▸ **TASK REQUIREMENTS**: Give the listing again exactly, omitting its images.

────────────────────

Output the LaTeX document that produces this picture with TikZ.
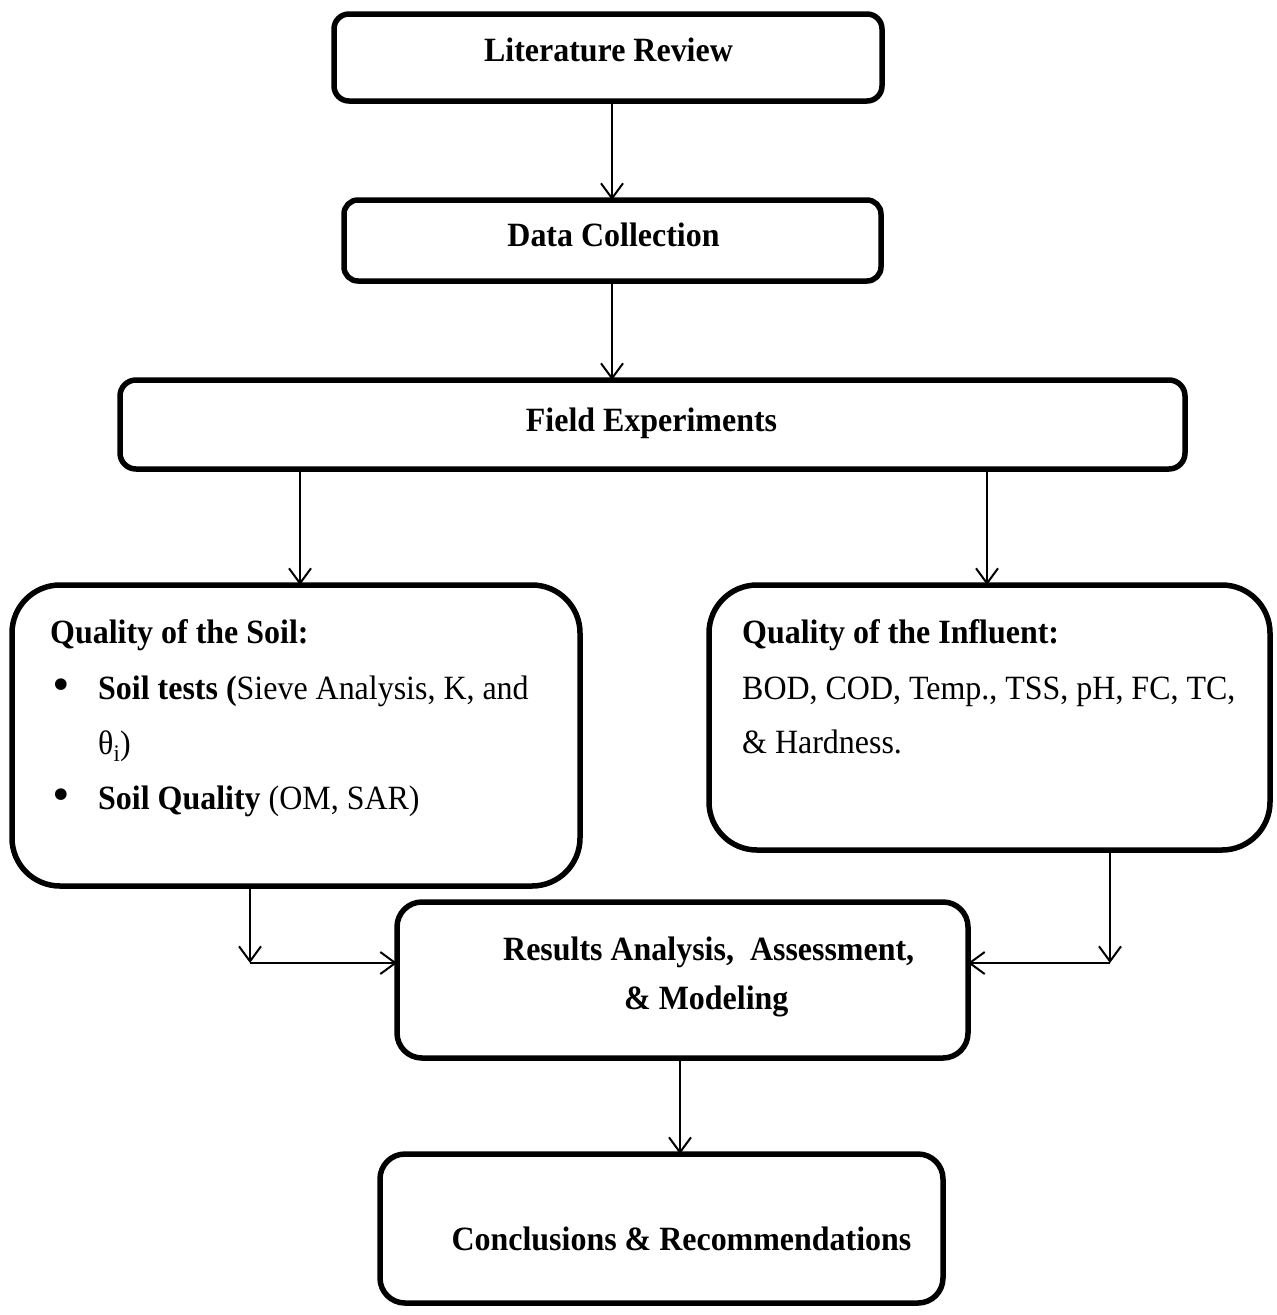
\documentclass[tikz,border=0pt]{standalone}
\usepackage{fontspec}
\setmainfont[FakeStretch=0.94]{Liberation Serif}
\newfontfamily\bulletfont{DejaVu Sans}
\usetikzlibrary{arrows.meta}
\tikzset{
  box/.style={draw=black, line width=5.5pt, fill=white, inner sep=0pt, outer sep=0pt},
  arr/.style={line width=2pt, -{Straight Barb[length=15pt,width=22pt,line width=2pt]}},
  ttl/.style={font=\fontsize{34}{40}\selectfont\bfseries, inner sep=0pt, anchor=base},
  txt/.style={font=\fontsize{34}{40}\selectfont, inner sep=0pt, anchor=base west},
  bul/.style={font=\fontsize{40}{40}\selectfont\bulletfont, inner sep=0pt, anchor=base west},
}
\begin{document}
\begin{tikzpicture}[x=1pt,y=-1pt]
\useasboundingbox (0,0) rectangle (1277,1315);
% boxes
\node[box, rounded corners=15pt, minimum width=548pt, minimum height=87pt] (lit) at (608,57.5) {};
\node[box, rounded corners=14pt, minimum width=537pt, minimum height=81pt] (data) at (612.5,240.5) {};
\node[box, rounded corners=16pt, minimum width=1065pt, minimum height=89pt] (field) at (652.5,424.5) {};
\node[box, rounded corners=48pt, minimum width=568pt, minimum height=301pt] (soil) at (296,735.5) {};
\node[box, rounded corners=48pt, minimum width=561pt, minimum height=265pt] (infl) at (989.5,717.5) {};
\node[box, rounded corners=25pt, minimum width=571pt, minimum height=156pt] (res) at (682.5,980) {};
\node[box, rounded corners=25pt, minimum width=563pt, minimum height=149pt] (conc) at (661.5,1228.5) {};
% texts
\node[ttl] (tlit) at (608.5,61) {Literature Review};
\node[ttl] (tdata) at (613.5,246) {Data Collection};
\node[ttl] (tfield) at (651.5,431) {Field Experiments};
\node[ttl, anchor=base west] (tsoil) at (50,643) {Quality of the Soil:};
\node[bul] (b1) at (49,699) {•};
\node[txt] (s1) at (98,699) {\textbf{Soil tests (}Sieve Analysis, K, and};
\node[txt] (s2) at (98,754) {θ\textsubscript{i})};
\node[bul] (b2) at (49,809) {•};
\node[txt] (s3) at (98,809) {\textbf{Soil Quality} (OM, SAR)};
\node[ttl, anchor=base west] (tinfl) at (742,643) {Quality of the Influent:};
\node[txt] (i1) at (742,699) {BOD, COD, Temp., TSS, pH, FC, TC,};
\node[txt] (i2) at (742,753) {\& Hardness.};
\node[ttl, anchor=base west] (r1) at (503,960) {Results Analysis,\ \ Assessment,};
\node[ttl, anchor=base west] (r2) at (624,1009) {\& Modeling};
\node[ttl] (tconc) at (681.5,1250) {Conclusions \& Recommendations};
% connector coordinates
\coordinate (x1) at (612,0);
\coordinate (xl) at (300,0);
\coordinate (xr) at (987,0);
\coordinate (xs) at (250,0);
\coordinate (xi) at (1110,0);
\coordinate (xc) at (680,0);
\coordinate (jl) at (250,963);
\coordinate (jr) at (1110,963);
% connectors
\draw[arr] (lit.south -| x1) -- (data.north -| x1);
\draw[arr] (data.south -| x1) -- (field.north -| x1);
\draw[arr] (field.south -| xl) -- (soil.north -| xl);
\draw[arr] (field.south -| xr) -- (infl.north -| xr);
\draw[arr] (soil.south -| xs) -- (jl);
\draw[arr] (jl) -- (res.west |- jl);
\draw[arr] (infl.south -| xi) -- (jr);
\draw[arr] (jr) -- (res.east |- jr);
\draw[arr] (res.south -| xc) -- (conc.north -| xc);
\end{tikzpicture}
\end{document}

────────────────────

▸ **ANSWER FOR THE TASK**:
Output the LaTeX document that produces this picture with TikZ.
\documentclass[tikz,border=0pt]{standalone}
\usepackage{fontspec}
\setmainfont[FakeStretch=0.94]{Liberation Serif}
\newfontfamily\bulletfont{DejaVu Sans}
\usetikzlibrary{arrows.meta}
\tikzset{
  box/.style={draw=black, line width=5.5pt, fill=white, inner sep=0pt, outer sep=0pt},
  arr/.style={line width=2pt, -{Straight Barb[length=15pt,width=22pt,line width=2pt]}},
  ttl/.style={font=\fontsize{34}{40}\selectfont\bfseries, inner sep=0pt, anchor=base},
  txt/.style={font=\fontsize{34}{40}\selectfont, inner sep=0pt, anchor=base west},
  bul/.style={font=\fontsize{40}{40}\selectfont\bulletfont, inner sep=0pt, anchor=base west},
}
\begin{document}
\begin{tikzpicture}[x=1pt,y=-1pt]
\useasboundingbox (0,0) rectangle (1277,1315);
% boxes
\node[box, rounded corners=15pt, minimum width=548pt, minimum height=87pt] (lit) at (608,57.5) {};
\node[box, rounded corners=14pt, minimum width=537pt, minimum height=81pt] (data) at (612.5,240.5) {};
\node[box, rounded corners=16pt, minimum width=1065pt, minimum height=89pt] (field) at (652.5,424.5) {};
\node[box, rounded corners=48pt, minimum width=568pt, minimum height=301pt] (soil) at (296,735.5) {};
\node[box, rounded corners=48pt, minimum width=561pt, minimum height=265pt] (infl) at (989.5,717.5) {};
\node[box, rounded corners=25pt, minimum width=571pt, minimum height=156pt] (res) at (682.5,980) {};
\node[box, rounded corners=25pt, minimum width=563pt, minimum height=149pt] (conc) at (661.5,1228.5) {};
% texts
\node[ttl] (tlit) at (608.5,61) {Literature Review};
\node[ttl] (tdata) at (613.5,246) {Data Collection};
\node[ttl] (tfield) at (651.5,431) {Field Experiments};
\node[ttl, anchor=base west] (tsoil) at (50,643) {Quality of the Soil:};
\node[bul] (b1) at (49,699) {•};
\node[txt] (s1) at (98,699) {\textbf{Soil tests (}Sieve Analysis, K, and};
\node[txt] (s2) at (98,754) {θ\textsubscript{i})};
\node[bul] (b2) at (49,809) {•};
\node[txt] (s3) at (98,809) {\textbf{Soil Quality} (OM, SAR)};
\node[ttl, anchor=base west] (tinfl) at (742,643) {Quality of the Influent:};
\node[txt] (i1) at (742,699) {BOD, COD, Temp., TSS, pH, FC, TC,};
\node[txt] (i2) at (742,753) {\& Hardness.};
\node[ttl, anchor=base west] (r1) at (503,960) {Results Analysis,\ \ Assessment,};
\node[ttl, anchor=base west] (r2) at (624,1009) {\& Modeling};
\node[ttl] (tconc) at (681.5,1250) {Conclusions \& Recommendations};
% connector coordinates
\coordinate (x1) at (612,0);
\coordinate (xl) at (300,0);
\coordinate (xr) at (987,0);
\coordinate (xs) at (250,0);
\coordinate (xi) at (1110,0);
\coordinate (xc) at (680,0);
\coordinate (jl) at (250,963);
\coordinate (jr) at (1110,963);
% connectors
\draw[arr] (lit.south -| x1) -- (data.north -| x1);
\draw[arr] (data.south -| x1) -- (field.north -| x1);
\draw[arr] (field.south -| xl) -- (soil.north -| xl);
\draw[arr] (field.south -| xr) -- (infl.north -| xr);
\draw[arr] (soil.south -| xs) -- (jl);
\draw[arr] (jl) -- (res.west |- jl);
\draw[arr] (infl.south -| xi) -- (jr);
\draw[arr] (jr) -- (res.east |- jr);
\draw[arr] (res.south -| xc) -- (conc.north -| xc);
\end{tikzpicture}
\end{document}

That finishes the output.